After that point they undergo a short regression phase, or catagen phase, and that lasts two or three weeks, and about 1% of our hair follicles are in that phase.

Finally, there's the resting phase, or the telogen phase, which accounts for about 10 to 15% of follicles and lasts about 100 days or 150 days. Over the course of the lifetime, a particular follicle might undergo 10 to 20 of these anagen-catagen-telogen cycles and keep cycling in this manner.

DAVID FOLK THOMAS: So at any given time you're actually having new hairs growing into your scalp for the first time -- a new cycle of the hair, if you will.

ANIMESH SINHA, MD, PhD: Yes, in some percentage of follicles.

DAVID FOLK THOMAS: And as I mentioned, I have 100,000 hairs up here right now? Is that right?

ANGELA CHRISTIANO, PhD: You look pretty good.

DAVID FOLK THOMAS: In the course of this I might lose one of them, based on the 50 per day, if we extrapolate that out? There it goes.

ANIMESH SINHA, MD, PhD: Right. The average daily hair loss is about 50 to 100 per day. Now, if there's a consistent loss of more than 150 hairs per day, if that's persistent and consistent over some time, then that might push us into the disease state, temporary or otherwise, and that would be termed alopecia.

DAVID FOLK THOMAS: How long can hair grow? For men, I guess we cut it at a certain point, but is there a limit if I decided not to get a hair cut, how long it could grow, and then will it stop eventually?

ANGELA CHRISTIANO, PhD: You do hear people say, "My hair only grows to this length, and never any longer," and then you hear people who say, "I once grew my hair down to my ankles, and it could have kept going." It's believed that the length of anagen, the length of the growth phase, is actually different in different people, and we don't know exactly what might determine that, although of course we believe it's genetic.
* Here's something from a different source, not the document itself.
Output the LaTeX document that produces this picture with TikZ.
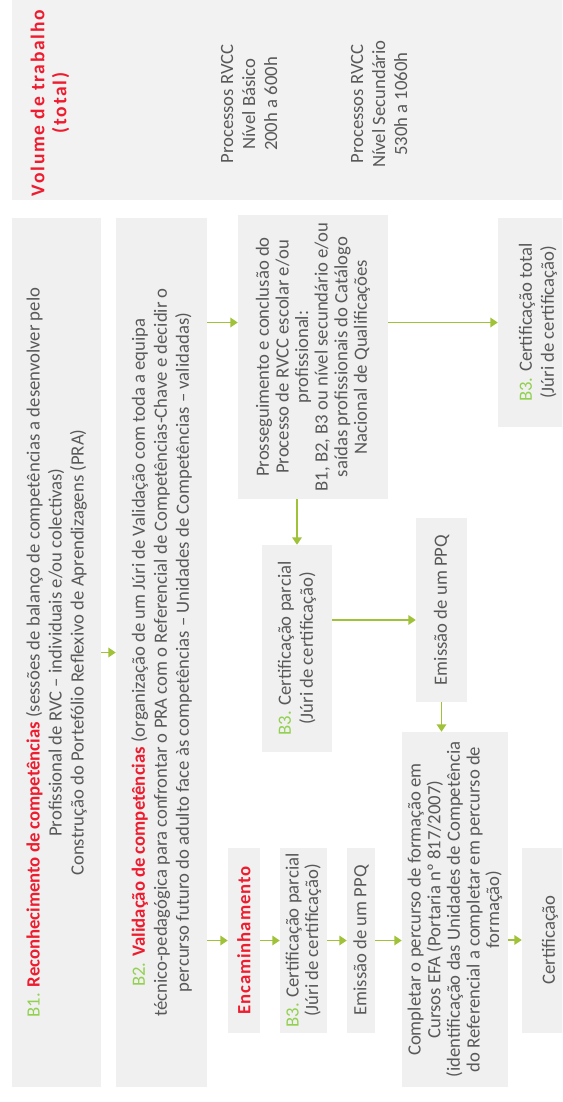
\documentclass[tikz,border=0pt]{standalone}
\usepackage{fontspec}
\setmainfont{Carlito}
\usetikzlibrary{arrows.meta}
\definecolor{boxgrey}{HTML}{F0F0F0}
\definecolor{topgrey}{HTML}{F2F2F2}
\definecolor{txt}{HTML}{595959}
\definecolor{bred}{HTML}{EE1C2E}
\definecolor{bgreen}{HTML}{92D050}
\definecolor{arrgreen}{HTML}{A0C238}
\newcommand\fs{\fontsize{18.7}{22}\selectfont}
\newcommand\fsn{\fontsize{18.7}{19.6}\selectfont}
\newcommand\Bl[1]{{\color{bgreen}#1}}
\newcommand\Rd[1]{{\color{bred}\bfseries #1}}
\tikzset{
  box/.style={fill=boxgrey, rotate=90, inner sep=0pt, align=center, text=txt, font=\fs},
  label/.style={rotate=90, inner sep=0pt, align=center, text=txt, font=\fs},
  arr/.style={draw=arrgreen, line width=1.8pt, -{Triangle[length=7.5pt,width=9.5pt]}},
}
\begin{document}
\begin{tikzpicture}[x=1pt,y=-1pt]
\useasboundingbox (0,0) rectangle (562,1102);
\clip (0,0) rectangle (562,1102);
\fill[white] (0,0) rectangle (562,1102);
% top box
\node[fill=topgrey, minimum width=566pt, minimum height=210pt, inner sep=0pt] (top) at (295,95) {};
\node[label, text=bred, font=\fontsize{19.5}{22}\selectfont\bfseries\addfontfeatures{LetterSpace=9}] (vol) at (50,103) {Volume de trabalho\\(total)};
\node[label] (bas) at (249,104) {Processos RVCC\\Nível Básico\\200h a 600h};
\node[label] (sec) at (379,104) {Processos RVCC\\Nível Secundário\\530h a 1060h};
% main boxes
\node[box, minimum width=869pt, minimum height=89pt] (b1) at (56.5,652.5)
  {\Bl{B1.} \Rd{Reconhecimento de competências} (sessões de balanço de competências a desenvolver pelo\\
   Profissional de RVC – individuais e/ou colectivas)\\
   Construção do Portefólio Reflexivo de Aprendizagens (PRA)};
\node[box, minimum width=869pt, minimum height=91pt] (b2) at (161.5,652.5)
  {\Bl{B2.} \Rd{Validação de competências} (organização de um Júri de Validação com toda a equipa\\
   técnico-pedagógica para confrontar o PRA com o Referencial de Competências-Chave e decidir o\\
   percurso futuro do adulto face às competências – Unidades de Competências – validadas)};
\node[box, font=\fsn, minimum width=284pt, minimum height=150pt] (pr) at (313,357)
  {Prosseguimento e conclusão do\\Processo de RVCC escolar e/ou\\profissional:\\
   B1, B2, B3 ou nível secundário e/ou\\saídas profissionais do Catálogo\\Nacional de Qualificações};
\node[box, minimum width=209pt, minimum height=80pt] (ct) at (538,322.5)
  {\Bl{B3.} Certificação total\\(Júri de certificação)};
\node[box, minimum width=207pt, minimum height=70pt] (cp) at (297,648.5)
  {\Bl{B3.} Certificação parcial\\(Júri de certificação)};
\node[box, minimum width=184pt, minimum height=51pt] (em) at (441.5,610)
  {Emissão de um PPQ};
\node[box, font=\fsn, minimum width=355pt, minimum height=106pt] (co) at (455,909.5)
  {Completar o percurso de formação em\\Cursos EFA (Portaria nº 817/2007)\\
   (identificação das Unidades de Competência\\do Referencial a completar em percurso de\\formação)};
\node[box, minimum width=185pt, minimum height=32pt] (en) at (244,940.5)
  {{\addfontfeatures{LetterSpace=5}\Rd{Encaminhamento}}};
\node[box, font=\fsn, minimum width=185pt, minimum height=47pt] (b3) at (303.5,940.5)
  {\Bl{B3.} Certificação parcial\\(Júri de certificação)};
\node[box, minimum width=185pt, minimum height=28pt] (eb) at (361,940.5)
  {Emissão de um PPQ};
\node[box, minimum width=185pt, minimum height=56pt] (ce) at (550,940)
  {Certificação};
% connectors
\coordinate (r620) at (0,620);
\draw[arr] (b1.south) -- (b2.north);
\draw[arr] (b2.south |- ct.center) -- (pr.north |- ct.center);
\draw[arr] (pr.south |- ct.center) -- (ct.north);
\draw[arr] (pr.west -| cp.center) -- (cp.east);
\draw[arr] (cp.south |- r620) -- (em.north |- r620);
\draw[arr] (em.west) -- (em.west |- co.east);
\draw[arr] (b2.south |- en.center) -- (en.north);
\draw[arr] (en.south) -- (b3.north);
\draw[arr] (b3.south) -- (eb.north);
\draw[arr] (eb.south) -- (co.north |- eb.center);
\draw[arr] (co.south |- ce.center) -- (ce.north);
\end{tikzpicture}
\end{document}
DAVID FOLK THOMAS: If anagen can be -- is it six to ten years, usually, for that stage?

ANIMESH SINHA, MD, PhD: It varies, anywhere from two to maybe even ten years, and that's precisely that the length of hair is determined by the length of time that the hair follicle is in anagen or growing phase.

DAVID FOLK THOMAS: So does everybody's hair grow at basically the same rate, and then if that's the case, then if you have a shorter anagen phase that therefore you would only be able to grow your hair to a certain length, somebody with a longer phase?

ANIMESH SINHA, MD, PhD: In general, that is true, that the rate, the actual rate of the hair growth, is pretty constant -- anywhere between 0.3 to 0.5, so a third to a half a millimeter a day, and that works out to about a centimeter a month or six to seven inches per year, and that varies a little bit, depending on the site.

For example, the hairs grow a little faster on the top of our scalp versus the beard region, but that's pretty uniform. And then what determines the length of hair, again, as we talked about, is the length of anagen, and a number of factors, including genetic factors, related to age, race, sometimes medications, even seasonal variation -- all these factors affect the length of anagen and affect how long the hair will grow.

DAVID FOLK THOMAS: Can anything affect the rate of the hair cycle, any outside influences or internal influences?

ANIMESH SINHA, MD, PhD: Again, certain medications or hormonal factors might contribute to a decreased or increased anagen phase, and perhaps irreparably stop hair growth, and there are certain diseases associated with that.

Again, seasonal variations -- usually in the late summer, early fall is the shortest anagen time -- and that might make sense, because we might need a little less hair in the summer months and more in the winter months.

DAVID FOLK THOMAS: Just to wrap things up, you see people with straight hair, like myself, others very curly hair. What determines what's going on once it leaves the follicle?

ANIMESH SINHA, MD, PhD: The shape of the hair, whether it's straight or curly, is dependent on the shape of the follicle itself, so when the follicle is circular or round, the hair is straight. When the follicle looked in cross-section is oval or elliptical, that results in a curly hair at the surface.